Although the FCA has said it anticipates the new data reports will lead to less and better focussed regulatory engagement, it remains very much a ‘wait and see’ as to whether this will be the case. With this level of data however, firms can expect FCA engagement to ask detailed questions from the start. To prepare for this, we would recommend firms ensure that they are able to retrieve data and records easily and that they are pro-actively analysing and interrogating potential issues revealed by the data in line with the Consumer Duty monitoring expectations.
The FCA recently published a report on the supervision by principal firms of their appointed representatives (ARs) and introducer appointed representatives (IARs) who undertake credit broking, highlighting areas for improvement.
An AR is a firm or individual that carries out regulated activity under the responsibility of an FCA authorised firm. The firm is responsible for ensuring the AR complies with FCA rules, operating in a proper manner in line with their appointment. An IAR is a type of AR that can only undertake limited activities, such as distributing non-real time financial promotions on behalf of the firm.

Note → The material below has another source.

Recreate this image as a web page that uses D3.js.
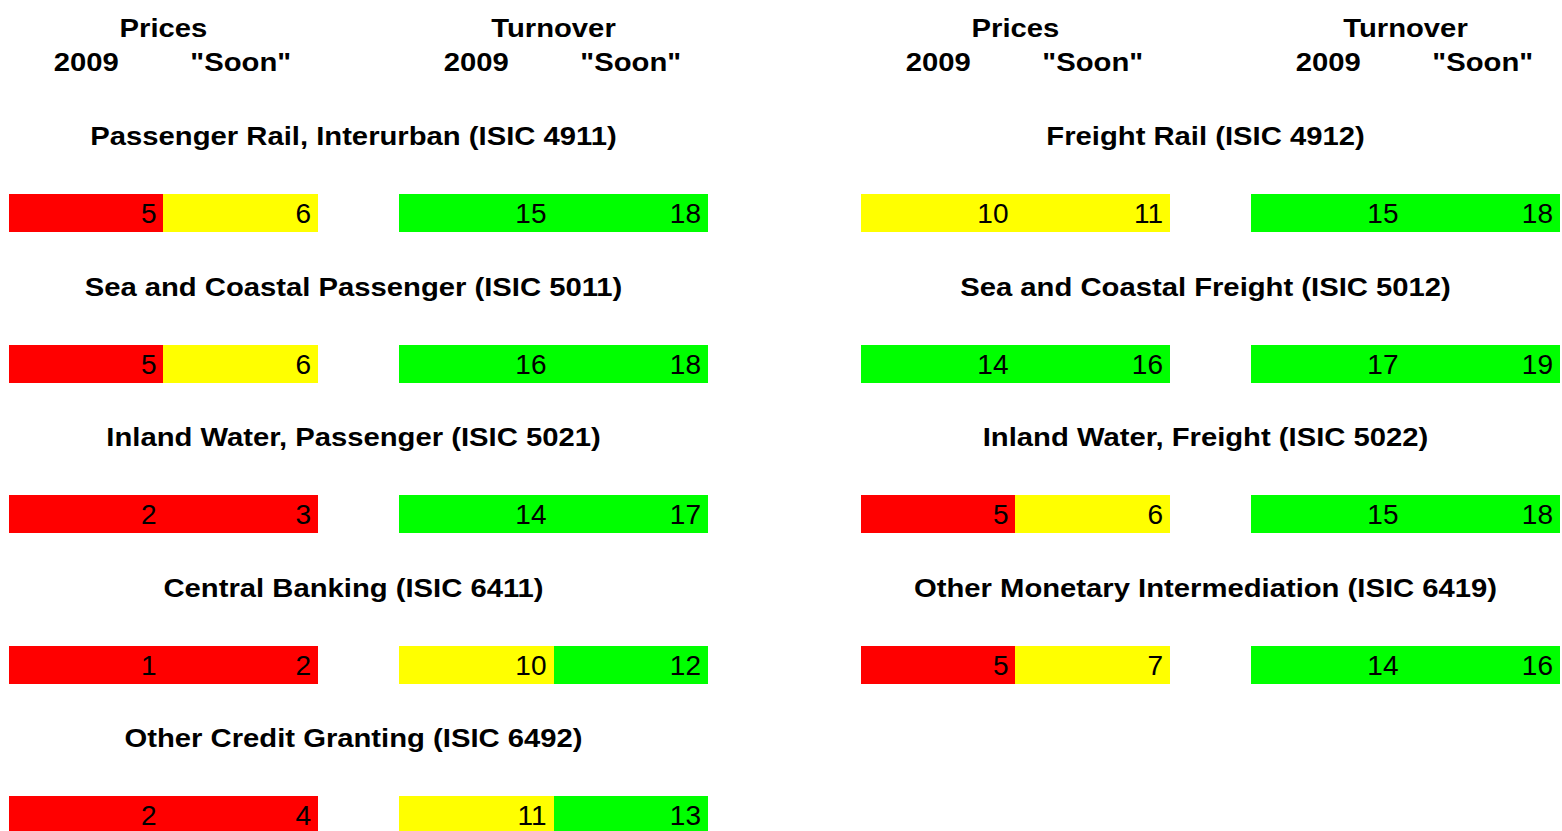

Improving the appointed representative regime has been a continued focus of the FCA due to concerns about the risk of harm from ARs. Rules introduced in December 2022 require firms to conduct more due diligence and have more robust supervision over their appointed representatives.
The FCA’s report follows up on the recent rules by examining how an area that traditionally has a high number of ARs, consumer credit, has applied the new rules and expectations. The report highlights many areas of good practice such as clear procedures for onboarding ARs, training programmes, onsite visits and customer contact and feedback to monitor the AR.
Areas firms may need to improve on include a failure to appreciate conflicts of interests between the companies or individuals involved in an AR agreement. This includes failure to carry out checks of activities and of AR websites for compliance with FCA rules, with firms too often relying on automated checks when onboarding ARs or IARs.
Firms looking to appoint ARs and IARs should note the FCA’s expectations on assessing their prospective appointments and on ongoing monitoring. Sufficient resource should be dedicated to ensuring their AR or IAR is aware of their obligations and monitoring the AR or IAR’s compliance with those obligations.